Tudo começou em 1910 quando o cometa Halley passava pelos nossos céus, trazendo pânico e comoção.

Naquele casarão da família Knieps, o patriarca (Antonio Fagundes) morre, enquanto sua amante, a Imperatriz Teresa, exilada no Brasil, satisfaz o desejo de seu filho bastardo Frederic Knieps (Rafael Lozano), dando-lhe de presente um circo.

O exótico pedido foi concedido a Fred que, encantado, deu o circo à sua amada Agnes, na verdade Beatriz, já que ela adotara o nome de sua mãe, que era a mulher-bala, no circo onde abandonou a filha.

A bela Beatriz (Bruna Linzmeyer), olhos azuis e corpo sensual, era dançarina contorcionista e tornou-se um dos atrativos do Grande Circo Místico. Em meio às suas elaboradas posições, as pedras que adornavam seus véus tilintavam e brilhavam à luz dos refletores.

Mas a pobre Beatriz morre no parto em pleno picadeiro, iniciando assim uma série de mulheres malfadadas. Sua filha Charlotte (Marina Provenzzano) herda o circo mas não é amada como fora sua mãe. O mímico bem dotado casa com ela por interesse (Vincent Cassell), a trata mal, tem outras mulheres e dissipa sua fortuna.

Eles tem dois filhos e a bailarina Clara é a primeira sábia deserção. Ela decide ir para o Rio e tornar-se artista de televisão, largando o circo com o irmão Oto. Não sem antes dançar ao som da música dela, cantada por Chico Buarque e coro de crianças, num belo e inspirado momento.

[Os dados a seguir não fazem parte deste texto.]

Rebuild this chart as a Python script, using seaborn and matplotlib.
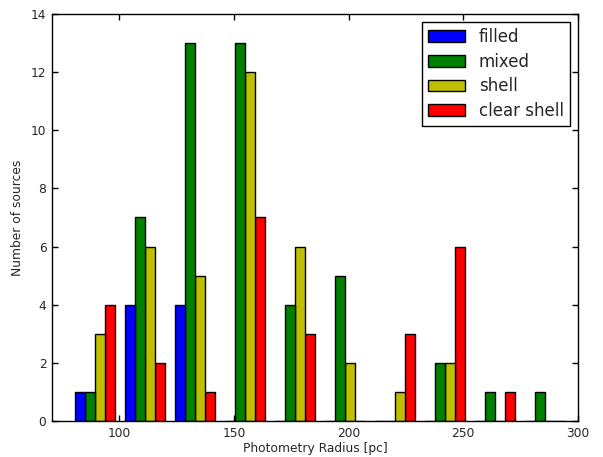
import matplotlib
matplotlib.use('Agg')
import matplotlib.pyplot as plt
from matplotlib.patches import Patch
import pandas as pd
import seaborn as sns
import numpy as np

# histogram bins (photometry radius, pc)
bin_edges = [78.5, 100.3, 122.1, 143.9, 165.7, 187.5, 209.3, 231.1, 252.9, 274.7, 296.5]
types = ['filled', 'mixed', 'shell', 'clear shell']
filled = [1, 4, 4, 0, 0, 0, 0, 0, 0, 0]
mixed = [1, 7, 13, 13, 4, 5, 0, 2, 1, 1]
shell = [3, 6, 5, 12, 6, 2, 1, 2, 0, 0]
clear_shell = [4, 2, 1, 7, 3, 0, 3, 6, 1, 0]
colors = ['#0000ff', '#008000', '#bfbf00', '#ff0000']

centers = [(a + b) / 2 for a, b in zip(bin_edges[:-1], bin_edges[1:])]
rows = []
for name, counts in zip(types, [filled, mixed, shell, clear_shell]):
    for c, n in zip(centers, counts):
        rows.append({'radius': c, 'count': n, 'type': name})
df = pd.DataFrame(rows)

sns.set_style('white')
plt.rcParams['font.family'] = ['DejaVu Sans']
plt.rcParams['xtick.direction'] = 'in'
plt.rcParams['ytick.direction'] = 'in'

fig = plt.figure(figsize=(6.03, 4.57), dpi=100)
ax = fig.add_axes([0.0862, 0.0788, 0.8723, 0.8906])

sns.histplot(data=df, x='radius', weights='count', hue='type', hue_order=types,
             bins=bin_edges, multiple='dodge', shrink=0.8, palette=colors,
             alpha=1, edgecolor='black', linewidth=1, legend=False, ax=ax)

ax.set_xlim(70.7, 300)
ax.set_ylim(0, 14)
ax.set_xticks([100, 150, 200, 250, 300])
ax.set_yticks(range(0, 15, 2))
ax.tick_params(which='both', top=True, right=True, bottom=True, left=True,
               length=4.5, width=1, labelsize=8.8, color='black', pad=4)
for s in ax.spines.values():
    s.set_color('black')
    s.set_linewidth(1)
ax.set_xlabel('Photometry Radius [pc]', fontsize=8.8, labelpad=2)
ax.set_ylabel('Number of sources', fontsize=8.8, labelpad=5)

handles = [Patch(facecolor=c, edgecolor='black', label=t) for c, t in zip(colors, types)]
leg = ax.legend(handles=handles, loc='upper right', fontsize=12, fancybox=False,
                framealpha=1, edgecolor='black', handlelength=2.25,
                labelspacing=0.4, borderpad=0.35)
leg.get_frame().set_linewidth(1)

fig.savefig('out.png', dpi=100)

É nesse momento que percebemos a presença de Celavi (Jesuita Barbosa), com um nome que é a pronúncia em francês de “c’est la vie”, e é um personagem que não envelhece e tem humor em suas falas. Ele é o mestre de cerimônias do circo e testemunha os infortúnios que sofrem as cinco gerações da família Knieps até o século XXI.

A última e mais profunda sofredora é Margarete (Mariana Ximenes), filha de Oto e de uma cantora drogada, que abandona a filha bebezinha. Ela quer ser freira mas o pai é contra essa ideia, já que é uma trapezista admirável. Margarete elabora então uma estranha vingança.

Cacá Diegues, cineasta e membro da Academia Brasileira de Letras se disse encantado desde a juventude pelo poema de Jorge de Lima, escrito em 1930, e que o inspirou a fazer o filme.

Belíssimo em certas passagens, como aquela da entrada em cena de Beatriz (com a voz de Milton Nascimento cantando seu tema, uma das músicas que Chico Buarque e Edu Lobo compuseram para o balé de 1983, do mesmo nome do poema e do filme), em seu todo o filme perde em ritmo e clareza, confundindo o espectador. A fotografia de Gustavo Hadba cria cores e luzes fascinantes que distraem mais do que a história que está sendo contada.

“O Grande Circo Místico” se desfaz diante dos nossos olhos não só em sua decadência mas na falta de interesse.  O final é tecnicamente perfeito mas de mau gosto, longo demais, com as gêmeas nuas e rindo sem parar.

Fica a sensação de que a família dona do circo se especializou em ser infeliz, especialmente as mulheres. O circo teria sido uma espécie de presente de grego da Imperatriz para o filho bastardo. Uma maldição.

Pena. Cacá Diegues, que já nos deu filmes como “Bye Bye Brasil”, se perdeu no filme que vai representar o Brasil no Oscar. C’est la vie?